Other things that you need to ask/state-- VERBATIM-- at this point;
"Are you denying my son's right to a determination of eligibility under Section 504?"
"Are you stating that the district considers some medical conditions or diagnoses to be automatically
ineligible under Federal Law?
Perhaps they should run both of those statements past an attorney, in fact.
Be sure to write down who said it if you get confirmation to either question, by the way-- and LET THEM KNOW YOU'RE DOING IT.
Of COURSE you don't "have" to be included when a 504 plan is written. Well, not technically, I suppose.

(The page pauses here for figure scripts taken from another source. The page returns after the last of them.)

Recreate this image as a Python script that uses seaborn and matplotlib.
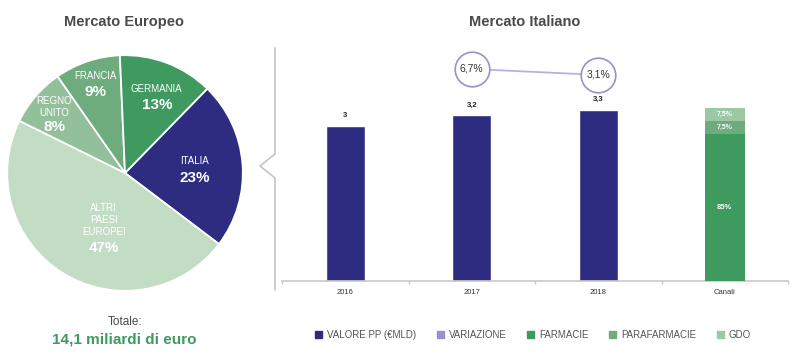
import matplotlib
matplotlib.use("Agg")
import matplotlib.pyplot as plt
from matplotlib.lines import Line2D
from matplotlib.patches import Patch
import pandas as pd
import seaborn as sns

# ---- data ----
pie_labels = ["ITALIA", "ALTRI\nPAESI\nEUROPEI", "REGNO\nUNITO", "FRANCIA", "GERMANIA"]
pie_shares = [23, 47, 8, 9, 13]
pie_colors = ["#2e2c81", "#c3ddc5", "#93c09b", "#6eab7d", "#3f9a60"]

years = ["2016", "2017", "2018"]
valore = [3.0, 3.2, 3.3]
variazione = [6.7, 3.1]            # 2017, 2018
categories = years + ["Canali"]

canali_names = ["FARMACIE", "PARAFARMACIE", "GDO"]
canali_shares = [85, 7.5, 7.5]
canali_colors = ["#3f9a60", "#6eab7d", "#9cc8a3"]

NAVY = "#2e2c81"
PURPLE = "#9a90cf"
GRAY = "#4a4a4a"


def it(v, dec=1):
    s = f"{v:.{dec}f}".replace(".", ",")
    return s[:-2] if s.endswith(",0") else s


sns.set_theme(style="white")
plt.rcParams["font.family"] = ["Liberation Sans", "DejaVu Sans"]

fig = plt.figure(figsize=(8, 3.57), dpi=100)
W, H = 800, 357


def fx(px):
    return px / W


def fy(py):
    return 1 - py / H


# ---- pie: Mercato Europeo ----
axp = fig.add_axes([fx(6), fy(292), fx(238), 238 / H])
axp.pie(pie_shares, colors=pie_colors, startangle=45.7, counterclock=False,
        wedgeprops=dict(edgecolor="white", linewidth=1.3))
axp.set_xlim(-1.01, 1.01)
axp.set_ylim(-1.01, 1.01)

# label positions (name top, pct below)
label_pos = [(0.59, 0.10, -0.04), (-0.18, -0.40, -0.64), (-0.60, 0.56, 0.39),
             (-0.25, 0.82, 0.69), (0.27, 0.71, 0.58)]
for name, share, (x, yn, yp) in zip(pie_labels, pie_shares, label_pos):
    axp.text(x, yn, name, ha="center", va="center", color="white",
             fontsize=7, linespacing=1.25)
    axp.text(x, yp, f"{share}%", ha="center", va="center", color="white",
             fontsize=11, fontweight="bold")

fig.text(fx(124), fy(22), "Mercato Europeo", ha="center", va="center",
         fontsize=10.5, fontweight="bold", color=GRAY)
fig.text(fx(125), fy(322), "Totale:", ha="center", va="center",
         fontsize=8.5, color=GRAY)
fig.text(fx(124), fy(340), "14,1 miliardi di euro", ha="center", va="center",
         fontsize=11, fontweight="bold", color="#3f9a60")

# bracket separator
fig.add_artist(Line2D([fx(275), fx(275), fx(260), fx(275), fx(275)],
                      [fy(48), fy(154), fy(166), fy(178), fy(290)],
                      color="#c8c8c8", linewidth=1.3, transform=fig.transFigure))

# ---- bars: Mercato Italiano ----
ax = fig.add_axes([fx(282), fy(281), fx(506), 233 / H])
df = pd.DataFrame({"anno": years, "valore": valore})
sns.barplot(data=df, x="anno", y="valore", order=categories, color=NAVY,
            width=0.31, saturation=1, ax=ax)
ax.set_xlim(-0.5, 3.5)
ax.set_ylim(0, 233 / 51.8)
for i, v in enumerate(valore):
    ax.text(i, v + 0.13, it(v), ha="center", va="bottom", fontsize=5.5,
            fontweight="bold", color="#222222")

ax.set_xlabel("")
ax.set_ylabel("")
ax.set_yticks([])
ax.set_xticks(range(len(categories)))
ax.set_xticklabels(categories, fontsize=5.5, color="#333333")
ax.set_xticks([-0.5, 0.5, 1.5, 2.5, 3.5], minor=True)
ax.tick_params(axis="x", which="major", length=0, pad=6)
ax.tick_params(axis="x", which="minor", length=2.5, color="#c8c8c8", bottom=True)
for s in ["top", "right", "left"]:
    ax.spines[s].set_visible(False)
ax.spines["bottom"].set_color("#c8c8c8")
ax.spines["bottom"].set_linewidth(1.2)

# stacked canali bar on its own scale
ax2 = ax.twinx()
ax2.set_ylim(0, 100 * 233 / 173)
bottom = 0
for name, share, col in zip(canali_names, canali_shares, canali_colors):
    ax2.bar(3, share, bottom=bottom, width=0.32, color=col, edgecolor="none")
    ax2.text(3, bottom + share / 2, f"{it(share)}%", ha="center", va="center",
             color="white", fontsize=5.5 if share > 50 else 5, fontweight="bold")
    bottom += share
ax2.axis("off")

# variazione line on its own scale
ax3 = ax.twinx()
ax3.set_ylim(-120.5, -120.5 + 233 / 1.667)
vdf = pd.DataFrame({"x": [1, 2], "v": variazione})
sns.lineplot(data=vdf, x="x", y="v", color="#b8b0e0", linewidth=1.3, ax=ax3)
ax3.scatter(vdf["x"], vdf["v"], s=620, facecolor="white", edgecolor=PURPLE,
            linewidth=1.2, zorder=3)
for x, v in zip(vdf["x"], vdf["v"]):
    ax3.text(x, v, f"{it(v)}%", ha="center", va="center", fontsize=7.5,
             color="#333333", zorder=4)
ax3.axis("off")
ax3.set_xlim(-0.5, 3.5)

fig.text(fx(525), fy(22), "Mercato Italiano", ha="center", va="center",
         fontsize=10.5, fontweight="bold", color=GRAY)

# legend
handles = [Patch(color=NAVY, label="VALORE PP (€MLD)"),
           Patch(color=PURPLE, label="VARIAZIONE")]
handles += [Patch(color=c, label=n) for n, c in zip(canali_names, canali_colors)]
fig.legend(handles=handles, loc="center", bbox_to_anchor=(fx(533), fy(335)),
           ncol=5, frameon=False, fontsize=7, handlelength=0.75,
           handleheight=0.75, handletextpad=0.5, columnspacing=2.1,
           labelcolor="#555555")

fig.savefig("out.png", dpi=100)
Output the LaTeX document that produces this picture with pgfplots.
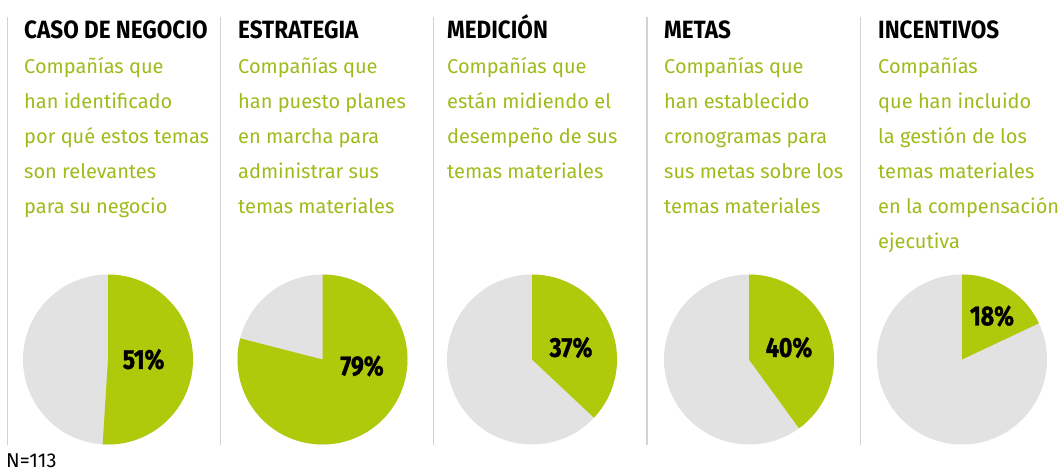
\documentclass[border=0pt]{standalone}
\usepackage{fontspec}
\setmainfont{Fira Sans}
\newfontfamily\condfont[FakeStretch=0.9]{Fira Sans}
\newfontfamily\pctfamily[FakeStretch=0.84,FakeBold=1.2]{Fira Sans}
\usepackage{pgfplots}
\pgfplotsset{compat=1.18}
\definecolor{pgreen}{HTML}{AFCA0B}
\definecolor{tgreen}{HTML}{9DBC1B}
\definecolor{pgray}{HTML}{E2E2E2}
\definecolor{sepgray}{HTML}{D2D2D2}
\newcommand\headfont{\condfont\bfseries\fontsize{25}{28}\selectfont}
\newcommand\pctfont{\pctfamily\bfseries\fontsize{27.5}{30}\selectfont}
\newcommand\descfont{\fontsize{20}{24}\selectfont}
% #1 centre x, #2 centre y, #3 percent, #4 #5 label position (axis units)
\newcommand\pie[5]{%
\begin{axis}[at={(#1pt,#2pt)},anchor=center,width=170pt,height=170pt,
  scale only axis,hide axis,clip=false,xmin=-1,xmax=1,ymin=-1,ymax=1]
\addplot[fill=pgray,draw=none,domain=0:100,samples=181] ({sin(3.6*x)},{cos(3.6*x)}) -- cycle;
\addplot[fill=pgreen,draw=none,domain=0:#3,samples=120] ({sin(3.6*x)},{cos(3.6*x)}) -- (axis cs:0,0) -- cycle;
\node[font=\pctfont,inner sep=0pt] at (axis cs:#4,#5) {#3\%};
\end{axis}}
\newcommand\column[3]{%
\node[anchor=base west,inner sep=0pt,font=\headfont] at (#1pt,433pt) {#2};
\foreach \t [count=\i] in {#3}
  \node[anchor=base west,inner sep=0pt,font=\descfont,text=tgreen] at ({#1pt},{398pt-(\i-1)*34.8pt}) {\t};}
\begin{document}
\begin{tikzpicture}
\path[use as bounding box] (0,0) rectangle (1062pt,472pt);
\foreach \x in {7.5,220.5,433.5,647,860.5}
  \draw[sepgray,line width=1.5pt] (\x pt,27pt) -- (\x pt,455pt);
\column{24}{CASO DE NEGOCIO}{Compañías que,han identificado,por qué estos temas,son relevantes,para su negocio}
\column{238}{ESTRATEGIA}{Compañías que,han puesto planes,en marcha para,administrar sus,temas materiales}
\column{447}{MEDICIÓN}{Compañías que,están midiendo el,desempeño de sus,temas materiales}
\column{664}{METAS}{Compañías que,han establecido,cronogramas para,sus metas sobre los,temas materiales}
\column{878}{INCENTIVOS}{Compañías,que han incluido,la gestión de los,temas materiales,en la compensación,ejecutiva}
\pie{108}{112.5}{51}{0.418}{0}
\pie{322.5}{112.5}{79}{0.465}{-0.076}
\pie{532}{112.5}{37}{0.459}{0.141}
\pie{749}{112.5}{40}{0.471}{0.141}
\pie{962}{112.5}{18}{0.353}{0.512}
\node[anchor=base west,inner sep=0pt,font=\fontsize{20}{22}\selectfont] at (6pt,4.5pt) {N=113};
\end{tikzpicture}
\end{document}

But who at the school is an "expert" in the management of your son's individual condition and all of it's quirks, hmm?
State; "Oh, yes of course. Who will be present at the meeting who has greater expertise and experience in good management of my son's allergy, then?" (Be ready to write down the name-- and ask for credentials if they give you one.)
WRITING the plan
must, under law, be a collaborative process. Finding eligibility must, as well. And that is where your district is CLEARLY breaking the law.
Show them
Gloucester if they drag their heels. (Also available at Wrightslaw-- and probably here, too.)
Next step, too, could be to call OCR for
technical assistance in understanding your child's rights as they pertain to eligibility determinations and whether or not the district can deny him a meeting to evaluate eligibility on the basis of the nature of his diagnosis (which is what you're being told).
THEN, you can fire back with "That's not what I was told when I contacted the Office of Civil Rights. Maybe YOU should call them for technical assistance yourself."